Pemetaan Partisipatif
Pemetaan partisipatif adalah cara yang terbaik dalam mengurangi konflik perusahaan dengan masyarakat dan pemilik tanah adat atau lahan.
karena sudah banyak pelajaran yang di alami masysrakat di papua karea adanya konflik lahan.. dan banyak aktivitas atau lembaga NGO yang melakukan pemetaan partisipatif diana menghadirkan semua pemilik lahan dan ondoafi dalam memutuskan secara bersama apakah lahan ini bisa di gunakan pengusaha atau tidak..mari kita baca salah satu contoh di bawah ini :
Hal ini mengemuka dalam Journalist Class bertema “Pemetaan
Partisipatif Kunci Penguatan Masyarakat Adat Papua”, di Jayapura, Papua,
Kamis (23/10/14). Turut hadir sejumlah media nasional dan Papua,
termasuk Mongabay.
Acara ini terselenggara kerjasama Yayasan Perspektif Baru (YPB),
Samdhana Institute dan PT PPMA. Turut menjadi narasumber antara lain,
Deny Rahadian, direktur eksekutif Jaringan Kerja Pemetaan Partisipatif
(JKPP); direktur Yayasan Bina Adat Walesi (YBAW), Laurens Lani; kepala
bagian Registrasi Pertanahan Badan Pertanahan Nasional (BPN) Papua,
Yulianus Keagop dan Direktur Perkumpulan Terbatas untuk Pengkajian dan
Pemberdayaan Masyarakat Adat Papua, Zadrak Wamebu.

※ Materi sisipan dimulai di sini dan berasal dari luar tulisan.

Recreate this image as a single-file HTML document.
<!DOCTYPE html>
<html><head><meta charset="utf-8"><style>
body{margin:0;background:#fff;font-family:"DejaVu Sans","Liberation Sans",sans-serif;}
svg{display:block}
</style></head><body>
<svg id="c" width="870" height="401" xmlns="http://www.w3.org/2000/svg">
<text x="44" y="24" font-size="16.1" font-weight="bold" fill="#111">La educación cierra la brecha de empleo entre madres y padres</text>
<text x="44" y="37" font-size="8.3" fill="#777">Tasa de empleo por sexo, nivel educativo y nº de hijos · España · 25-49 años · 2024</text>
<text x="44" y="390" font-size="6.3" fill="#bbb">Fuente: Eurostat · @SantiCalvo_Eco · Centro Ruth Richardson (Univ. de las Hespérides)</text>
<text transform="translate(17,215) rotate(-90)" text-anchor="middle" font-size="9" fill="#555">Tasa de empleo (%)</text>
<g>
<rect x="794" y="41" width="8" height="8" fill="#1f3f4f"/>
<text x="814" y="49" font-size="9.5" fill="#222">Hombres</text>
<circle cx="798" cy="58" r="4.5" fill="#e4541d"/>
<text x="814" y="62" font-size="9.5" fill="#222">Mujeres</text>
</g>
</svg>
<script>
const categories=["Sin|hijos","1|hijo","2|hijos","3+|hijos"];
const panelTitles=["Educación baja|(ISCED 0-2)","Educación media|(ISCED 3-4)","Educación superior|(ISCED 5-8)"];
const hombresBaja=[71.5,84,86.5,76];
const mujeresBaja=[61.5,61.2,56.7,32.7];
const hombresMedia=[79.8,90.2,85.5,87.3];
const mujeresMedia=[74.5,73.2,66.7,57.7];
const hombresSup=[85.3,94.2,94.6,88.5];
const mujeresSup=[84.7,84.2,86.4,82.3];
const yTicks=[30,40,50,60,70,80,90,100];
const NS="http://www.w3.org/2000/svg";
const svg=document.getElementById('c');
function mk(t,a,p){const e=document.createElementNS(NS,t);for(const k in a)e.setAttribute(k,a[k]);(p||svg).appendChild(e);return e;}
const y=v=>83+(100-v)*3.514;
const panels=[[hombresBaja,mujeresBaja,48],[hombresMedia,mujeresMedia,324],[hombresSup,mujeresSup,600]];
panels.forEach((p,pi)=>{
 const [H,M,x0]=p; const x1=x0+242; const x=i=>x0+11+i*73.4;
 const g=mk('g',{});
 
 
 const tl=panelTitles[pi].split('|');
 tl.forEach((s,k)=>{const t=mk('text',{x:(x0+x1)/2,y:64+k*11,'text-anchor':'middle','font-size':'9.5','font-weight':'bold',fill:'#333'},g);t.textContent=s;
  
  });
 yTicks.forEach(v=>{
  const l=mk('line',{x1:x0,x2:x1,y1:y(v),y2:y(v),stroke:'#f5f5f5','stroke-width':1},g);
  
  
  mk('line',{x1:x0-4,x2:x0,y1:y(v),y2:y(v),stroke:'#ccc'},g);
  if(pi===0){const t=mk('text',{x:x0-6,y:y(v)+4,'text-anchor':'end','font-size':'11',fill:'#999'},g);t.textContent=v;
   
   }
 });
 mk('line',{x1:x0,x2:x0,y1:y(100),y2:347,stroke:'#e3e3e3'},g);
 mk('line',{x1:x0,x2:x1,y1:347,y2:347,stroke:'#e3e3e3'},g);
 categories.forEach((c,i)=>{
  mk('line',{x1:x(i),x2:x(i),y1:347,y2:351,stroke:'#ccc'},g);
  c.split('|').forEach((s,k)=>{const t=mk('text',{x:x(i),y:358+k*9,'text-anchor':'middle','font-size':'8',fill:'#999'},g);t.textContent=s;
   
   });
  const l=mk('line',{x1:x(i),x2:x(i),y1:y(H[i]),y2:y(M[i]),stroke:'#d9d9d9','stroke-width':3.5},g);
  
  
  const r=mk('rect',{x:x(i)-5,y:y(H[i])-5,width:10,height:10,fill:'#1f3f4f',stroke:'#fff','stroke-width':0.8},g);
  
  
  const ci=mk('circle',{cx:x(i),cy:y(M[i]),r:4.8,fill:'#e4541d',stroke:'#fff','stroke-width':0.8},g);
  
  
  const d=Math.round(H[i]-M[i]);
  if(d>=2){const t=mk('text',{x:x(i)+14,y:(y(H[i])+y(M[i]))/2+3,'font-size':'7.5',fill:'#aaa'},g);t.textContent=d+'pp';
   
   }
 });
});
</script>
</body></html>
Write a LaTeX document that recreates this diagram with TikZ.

Deny Rahadian banyak menjelaskan definisi dan proses pemetaan, yang
dimulai sosialisasi, lokakarya, pengambilan data di lapangan, proses
pembuatan peta hingga digitasi. Hasilnya, dirembukkan dalam komunitas
itu sebelum disahkan komunitas dan diajukan ke pemerintah. Lalu,
diintegrasikan dengan kebijakan tata ruang pemerintah daerah.
Menurut Deny, peta ini alat membantu masyarakat menentukan ruang kelola berupa dokumentasi dan dokumen sosial.
“Ini harus mengingat selama ini budaya tutur kita sangat kuat, sementara budaya dokumentasi lemah,” katanya.
Pemetaan partisipatif, katanya, menjadi penting agar batas-batas
wilayah adat dan perusahaan menjadi jelas. “Ini alat efektif menentukan
batas wilayah dan pengorganisasian masyarakat. Bisa menjadi alat
advokasi di daerah dan nasional.”
Menurut dia, ada tiga hal mengapa pemetaan partisipatif penting. Pertama,
banyak konflik keruangan, penyerobotan lahan, tumpang tindih
pengelolaan, konflik batas, konflik penguasaan dan pengaturan sumber
daya alam.
Kedua, posisi tawar masyarakat lemah akibat tidak ada bukti
tertulis wilayah kelola mereka. Ketiga, pelibatan masyarakat lemah
dalam proses pembangunan.
Secara nasional, perkiraan luas indikatif wilayah adat mencapai 42
juta hektar, berdasarkan analisis spasial menggunakan Geografic
Information System (GIS). Versi lain menggunakan metode groundcheck
melalui FGD pada 13 DAS sekitar 40 juta hektar.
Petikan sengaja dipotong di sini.